• [GOAL OF THE EXERCISE]
Transcribe the listing verbatim. Do not carry over any pictures.
-*-*-
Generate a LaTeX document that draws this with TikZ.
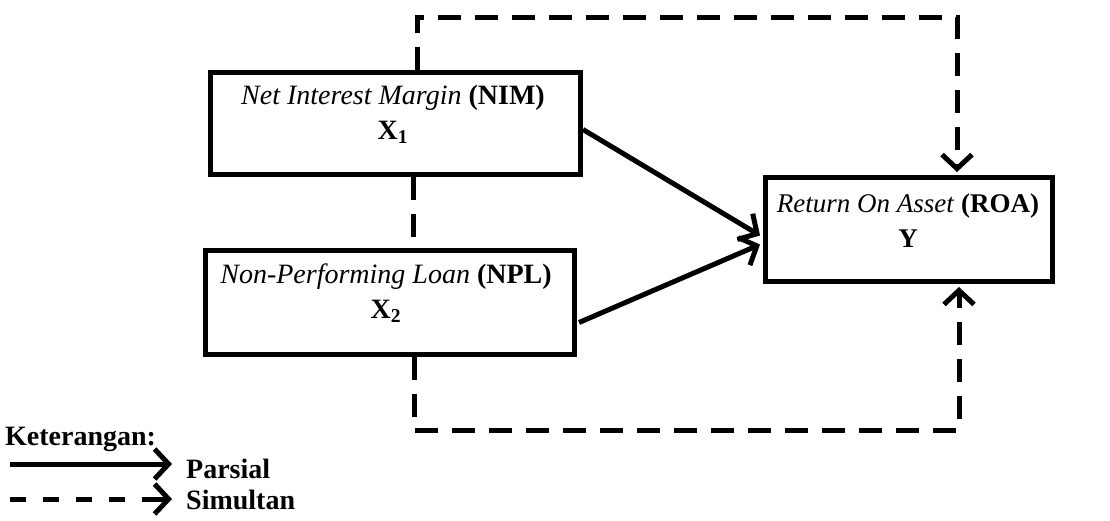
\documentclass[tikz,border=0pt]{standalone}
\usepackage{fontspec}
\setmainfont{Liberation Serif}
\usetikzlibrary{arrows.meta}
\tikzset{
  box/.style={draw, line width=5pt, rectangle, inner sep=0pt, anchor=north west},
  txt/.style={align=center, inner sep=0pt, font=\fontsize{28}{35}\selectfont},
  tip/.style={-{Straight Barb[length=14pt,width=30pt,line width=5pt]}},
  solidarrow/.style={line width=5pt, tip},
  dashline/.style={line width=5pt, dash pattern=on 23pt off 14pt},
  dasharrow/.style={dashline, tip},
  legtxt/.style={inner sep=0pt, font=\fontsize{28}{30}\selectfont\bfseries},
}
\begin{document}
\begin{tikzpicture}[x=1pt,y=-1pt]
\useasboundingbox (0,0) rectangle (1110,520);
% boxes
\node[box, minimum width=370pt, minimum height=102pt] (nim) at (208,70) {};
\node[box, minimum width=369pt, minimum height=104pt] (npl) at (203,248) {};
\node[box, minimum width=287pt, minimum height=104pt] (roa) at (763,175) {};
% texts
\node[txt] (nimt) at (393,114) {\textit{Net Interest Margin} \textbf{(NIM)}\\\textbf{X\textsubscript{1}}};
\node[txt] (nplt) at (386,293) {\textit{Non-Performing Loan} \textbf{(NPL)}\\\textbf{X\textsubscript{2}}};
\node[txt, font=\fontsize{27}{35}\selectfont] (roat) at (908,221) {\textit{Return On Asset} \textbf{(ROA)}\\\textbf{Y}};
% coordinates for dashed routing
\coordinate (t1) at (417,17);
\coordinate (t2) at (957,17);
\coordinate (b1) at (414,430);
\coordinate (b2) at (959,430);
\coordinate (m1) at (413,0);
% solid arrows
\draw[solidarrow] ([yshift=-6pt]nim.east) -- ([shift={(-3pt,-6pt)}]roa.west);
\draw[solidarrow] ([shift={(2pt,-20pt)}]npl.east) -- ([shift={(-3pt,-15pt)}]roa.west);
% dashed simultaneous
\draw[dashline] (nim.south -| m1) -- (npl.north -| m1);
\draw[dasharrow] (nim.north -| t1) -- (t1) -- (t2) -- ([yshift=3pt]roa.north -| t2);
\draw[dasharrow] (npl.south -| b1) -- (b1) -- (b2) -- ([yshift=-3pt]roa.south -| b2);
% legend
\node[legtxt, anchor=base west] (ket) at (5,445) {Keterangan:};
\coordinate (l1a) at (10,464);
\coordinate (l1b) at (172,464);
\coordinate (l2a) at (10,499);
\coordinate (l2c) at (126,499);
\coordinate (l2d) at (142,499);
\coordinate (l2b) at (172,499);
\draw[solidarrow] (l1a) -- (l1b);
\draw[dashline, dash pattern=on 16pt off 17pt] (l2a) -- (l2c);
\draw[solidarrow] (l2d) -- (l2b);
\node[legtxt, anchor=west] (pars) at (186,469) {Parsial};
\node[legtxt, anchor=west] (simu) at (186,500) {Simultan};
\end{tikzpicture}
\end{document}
-*-*-
• [TASK ANSWER]
Generate a LaTeX document that draws this with TikZ.
\documentclass[tikz,border=0pt]{standalone}
\usepackage{fontspec}
\setmainfont{Liberation Serif}
\usetikzlibrary{arrows.meta}
\tikzset{
  box/.style={draw, line width=5pt, rectangle, inner sep=0pt, anchor=north west},
  txt/.style={align=center, inner sep=0pt, font=\fontsize{28}{35}\selectfont},
  tip/.style={-{Straight Barb[length=14pt,width=30pt,line width=5pt]}},
  solidarrow/.style={line width=5pt, tip},
  dashline/.style={line width=5pt, dash pattern=on 23pt off 14pt},
  dasharrow/.style={dashline, tip},
  legtxt/.style={inner sep=0pt, font=\fontsize{28}{30}\selectfont\bfseries},
}
\begin{document}
\begin{tikzpicture}[x=1pt,y=-1pt]
\useasboundingbox (0,0) rectangle (1110,520);
% boxes
\node[box, minimum width=370pt, minimum height=102pt] (nim) at (208,70) {};
\node[box, minimum width=369pt, minimum height=104pt] (npl) at (203,248) {};
\node[box, minimum width=287pt, minimum height=104pt] (roa) at (763,175) {};
% texts
\node[txt] (nimt) at (393,114) {\textit{Net Interest Margin} \textbf{(NIM)}\\\textbf{X\textsubscript{1}}};
\node[txt] (nplt) at (386,293) {\textit{Non-Performing Loan} \textbf{(NPL)}\\\textbf{X\textsubscript{2}}};
\node[txt, font=\fontsize{27}{35}\selectfont] (roat) at (908,221) {\textit{Return On Asset} \textbf{(ROA)}\\\textbf{Y}};
% coordinates for dashed routing
\coordinate (t1) at (417,17);
\coordinate (t2) at (957,17);
\coordinate (b1) at (414,430);
\coordinate (b2) at (959,430);
\coordinate (m1) at (413,0);
% solid arrows
\draw[solidarrow] ([yshift=-6pt]nim.east) -- ([shift={(-3pt,-6pt)}]roa.west);
\draw[solidarrow] ([shift={(2pt,-20pt)}]npl.east) -- ([shift={(-3pt,-15pt)}]roa.west);
% dashed simultaneous
\draw[dashline] (nim.south -| m1) -- (npl.north -| m1);
\draw[dasharrow] (nim.north -| t1) -- (t1) -- (t2) -- ([yshift=3pt]roa.north -| t2);
\draw[dasharrow] (npl.south -| b1) -- (b1) -- (b2) -- ([yshift=-3pt]roa.south -| b2);
% legend
\node[legtxt, anchor=base west] (ket) at (5,445) {Keterangan:};
\coordinate (l1a) at (10,464);
\coordinate (l1b) at (172,464);
\coordinate (l2a) at (10,499);
\coordinate (l2c) at (126,499);
\coordinate (l2d) at (142,499);
\coordinate (l2b) at (172,499);
\draw[solidarrow] (l1a) -- (l1b);
\draw[dashline, dash pattern=on 16pt off 17pt] (l2a) -- (l2c);
\draw[solidarrow] (l2d) -- (l2b);
\node[legtxt, anchor=west] (pars) at (186,469) {Parsial};
\node[legtxt, anchor=west] (simu) at (186,500) {Simultan};
\end{tikzpicture}
\end{document}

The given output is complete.